Q5. Could Brent really hit $180 per barrel?
Economists at Aberdeen are actively modelling this scenario. While not the base case, it is increasingly seen as a credible tail risk if the Strait of Hormuz remains closed beyond Q2 2026. Daily Brent prices already touched $138 in April.
Q6. How does $111 Brent affect India’s inflation and interest rates?
Rising crude pushes India’s CPI inflation higher through fuel, transportation, and downstream FMCG channels. This complicates the Reserve Bank of India’s ability to cut interest rates and could delay any rate-cut cycle by one or two quarters.
📌 Disclaimer
This article is published for informational and educational purposes only. The content represents analytical commentary based on publicly available news, market data, and third-party reports as of May 18, 2026. Nothing in this article should be interpreted as investment advice, stock recommendations, or financial guidance. Crude oil prices, equity markets, and currency movements are highly volatile and can change rapidly. Readers are strongly advised to consult a SEBI-registered investment advisor before making any investment, trading, or financial decisions.
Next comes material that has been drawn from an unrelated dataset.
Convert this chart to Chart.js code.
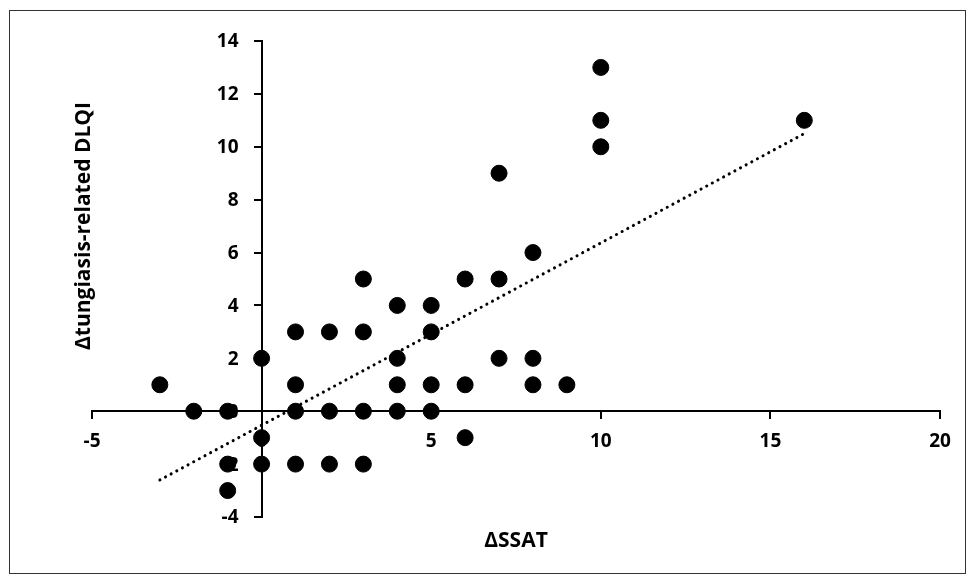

The author and the publication do not hold positions in the stocks mentioned at the time of writing and bear no liability for any financial losses incurred based on the content of this article. All forecasts and scenarios mentioned (including the $180/bbl scenario by Aberdeen) are external analyst projections, not the views of this publication.
Stock names mentioned are for illustrative analytical purposes only.